The ban comes on the heels of China’s plan to directly impose a national security law on Hong Kong, a move that has drawn international condemnation and revived anti-government demonstrations in the former British colony.
Hong Kong leader Carrie Lam and officials from the justice and security departments arrived in Beijing yesterday to discuss the new legislation. She said the central government would not back down on plans for national security legislation, even as Britain stepped up criticism of the move.
She stood by her criticism of foreign leaders who have been speaking out against the planned security law, singling out the United States and Britain.
“I can only say that the international community and some of the foreign governments have been adopting blatant double standards in dealing with this matter and commenting on this matter,” Mrs Lam said.
British Prime Minister Boris Johnson said yesterday that Beijing’s decision would “dramatically” erode Hong Kong’s autonomy, and Britain was prepared to change its immigration rules to accommodate Hong Kong residents.
Even before China announced its plan for the security law, there was a surge in renewals of British National (Overseas) passports by Hong Kong residents, while immigration consultants have reported a rush of inquiries from people looking to move overseas.
Some companies, including HSBC Holdings, have come under pressure to support the national security law. Yesterday, HSBC said it “respects and supports” legislation that stabilises order in Hong Kong.
The Jardines group – one of Hong Kong’s original foreign trading houses – yesterday published a full-page statement in pro-Beijing newspaper Ta Kung Pao, saying it was important to enact a legal framework to safeguard the city’s national security. The group’s flagship company, Jardine Matheson Holdings, is listed in Singapore.
A survey of US businesses yesterday revealed deep fears for the future of their operations in Hong Kong if China imposes the national security legislation.
I can only say that the international community and some of the foreign governments have been adopting blatant double standards in dealing with this matter and commenting on this matter.
CHIEF EXECUTIVE CARRIE LAM, on foreign leaders’ criticism of the security law.

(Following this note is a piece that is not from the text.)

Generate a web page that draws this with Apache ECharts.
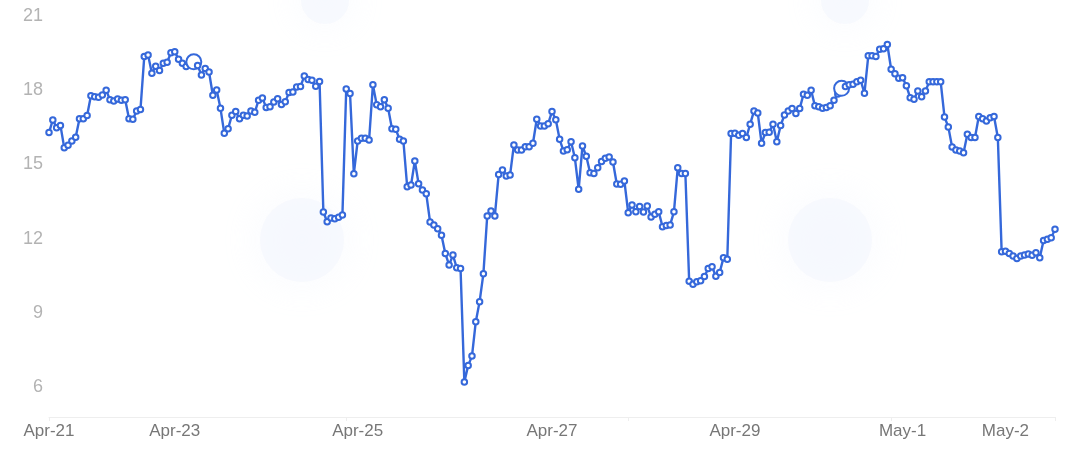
<!DOCTYPE html>
<html>
<head>
<meta charset="utf-8">
<script src="https://cdn.jsdelivr.net/npm/echarts@6/dist/echarts.min.js"></script>
<style>
    html, body {margin: 0; padding: 0; background: #fff;}
    #container {width: 1073px; height: 453px;}
</style>
</head>
<body>
<div id="container"></div>
<script>
    // price points, one per sample, left to right
    var values = [
        16.29, 16.8, 16.49, 16.58, 15.68, 15.78, 15.95, 16.1, 16.85, 16.85,
        16.98, 17.78, 17.74, 17.72, 17.81, 18.0, 17.62, 17.57, 17.65, 17.6,
        17.62, 16.85, 16.83, 17.16, 17.22, 19.36, 19.42, 18.69, 18.97, 18.8,
        19.09, 19.13, 19.52, 19.56, 19.25, 19.09, 18.96, 19.05, 19.15, 19.0,
        18.62, 18.88, 18.74, 17.8, 18.01, 17.27, 16.26, 16.45, 16.99, 17.14,
        16.85, 16.99, 16.96, 17.16, 17.11, 17.6, 17.69, 17.3, 17.33, 17.53,
        17.66, 17.42, 17.54, 17.91, 17.93, 18.13, 18.15, 18.58, 18.43, 18.4,
        18.16, 18.35, 13.08, 12.69, 12.84, 12.81, 12.87, 12.96, 18.05, 17.87,
        14.63, 15.95, 16.06, 16.06, 15.99, 18.22, 17.41, 17.33, 17.62, 17.27,
        16.45, 16.42, 16.02, 15.95, 14.1, 14.17, 15.14, 14.22, 13.97, 13.82,
        12.68, 12.56, 12.41, 12.14, 11.41, 10.94, 11.34, 10.83, 10.8, 6.21,
        6.88, 7.26, 8.65, 9.46, 10.59, 12.92, 13.12, 12.92, 14.6, 14.78,
        14.54, 14.58, 15.79, 15.59, 15.59, 15.72, 15.72, 15.86, 16.83, 16.56,
        16.56, 16.65, 17.14, 16.81, 16.02, 15.55, 15.6, 15.92, 15.27, 14.0,
        15.75, 15.33, 14.67, 14.64, 14.87, 15.12, 15.25, 15.3, 15.1, 14.21,
        14.2, 14.33, 13.05, 13.36, 13.09, 13.3, 13.08, 13.32, 12.88, 12.99,
        13.09, 12.49, 12.54, 12.56, 13.09, 14.87, 14.64, 14.64, 10.28, 10.16,
        10.26, 10.3, 10.48, 10.8, 10.87, 10.49, 10.64, 11.23, 11.17, 16.25,
        16.26, 16.18, 16.25, 16.09, 16.63, 17.16, 17.08, 15.86, 16.29, 16.3,
        16.63, 15.92, 16.58, 17.0, 17.16, 17.26, 17.06, 17.26, 17.84, 17.8,
        18.0, 17.37, 17.33, 17.27, 17.3, 17.37, 17.6, 17.85, 18.08, 18.15,
        18.22, 18.24, 18.34, 18.4, 17.88, 19.39, 19.39, 19.36, 19.66, 19.68,
        19.85, 18.85, 18.67, 18.49, 18.51, 18.18, 17.7, 17.64, 17.97, 17.74,
        17.97, 18.34, 18.34, 18.34, 18.34, 16.92, 16.52, 15.71, 15.59, 15.55,
        15.48, 16.22, 16.09, 16.09, 16.94, 16.85, 16.76, 16.89, 16.94, 16.09,
        11.48, 11.5, 11.41, 11.3, 11.2, 11.3, 11.34, 11.39, 11.33, 11.44,
        11.23, 11.93, 11.98, 12.04, 12.38
    ];
    // which samples carry a date label
    var labelIndex = [0, 33, 81, 132, 180, 224, 251];
    var labelText = ['Apr-21', 'Apr-23', 'Apr-25', 'Apr-27', 'Apr-29', 'May-1', 'May-2'];
    var tickIndex = [0, 78, 152, 221, 264];
    var yTicks = [6, 9, 12, 15, 18, 21];
    // the two hovered-looking bigger dots
    var bigDots = [38, 208];

    var categories = values.map(function (v, i) { return String(i); });

    // faint watermark blobs in the background
    function blob(cx, cy, r) {
        return {type: 'circle', z: -10, silent: true, shape: {cx: cx, cy: cy, r: r},
            style: {fill: 'rgba(243,246,253,0.6)', shadowBlur: 40, shadowColor: 'rgba(243,246,253,1)'}};
    }

    var chart = echarts.init(document.getElementById('container'));
    chart.setOption({
        animation: false,
        backgroundColor: '#fff',
        grid: {left: 49, right: 18, top: 16, bottom: 36, containLabel: false},
        graphic: [
            blob(302, 240, 42),
            blob(830, 240, 42),
            blob(325, 0, 24),
            blob(845, 0, 24)
        ],
        xAxis: {
            type: 'category',
            boundaryGap: false,
            data: categories,
            axisLine: {lineStyle: {color: '#eeeeee', width: 1}},
            axisTick: {
                show: true,
                length: 4,
                interval: function (i) { return tickIndex.indexOf(i) >= 0; },
                lineStyle: {color: '#eeeeee'}
            },
            axisLabel: {
                interval: function (i) { return labelIndex.indexOf(i) >= 0; },
                formatter: function (v) {
                    var k = labelIndex.indexOf(Number(v));
                    return k >= 0 ? labelText[k] : '';
                },
                color: '#777777',
                fontSize: 17,
                fontFamily: 'Liberation Sans, Arial, sans-serif',
                margin: 6,
                showMinLabel: true,
                showMaxLabel: true,
                hideOverlap: false
            },
            splitLine: {show: false}
        },
        yAxis: {
            type: 'value',
            min: 4.8,
            max: 21,
            axisLine: {show: false},
            axisTick: {show: false},
            splitLine: {show: false},
            axisLabel: {
                customValues: yTicks,
                color: '#b3b3b3',
                fontSize: 18,
                fontFamily: 'Liberation Sans, Arial, sans-serif',
                margin: 6
            }
        },
        series: [{
            type: 'line',
            data: values,
            symbol: 'emptyCircle',
            symbolSize: function (v, p) { return bigDots.indexOf(p.dataIndex) >= 0 ? 15 : 5.5; },
            showAllSymbol: true,
            lineStyle: {color: '#3568da', width: 2.4},
            itemStyle: {color: '#3568da', borderColor: '#3568da', borderWidth: 1.5},
            emphasis: {disabled: true}
        }]
    });
</script>
</body>
</html>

The survey, conducted for the American Chamber of Commerce (Amcham), showed 30 per cent of respondents were “moderately” concerned and 53.3 per cent were “very concerned” about the law, which aims to tackle secession, subversion, terrorism and foreign interference in Hong Kong.
About 60 per cent thought the legislation would harm their business operations, citing concerns about ambiguity in scope and enforcement, erosion of autonomy, talent drain, Hong Kong’s international status, social unrest and the independence of the justice system, among others.
A third said they were considering moving capital, assets or business operations out of the semi-autonomous city, while 38 per cent said they were personally considering moving out of Hong Kong.
The survey, conducted from June 1 to 2, received responses from 180, or 15 per cent, of Amcham’s members.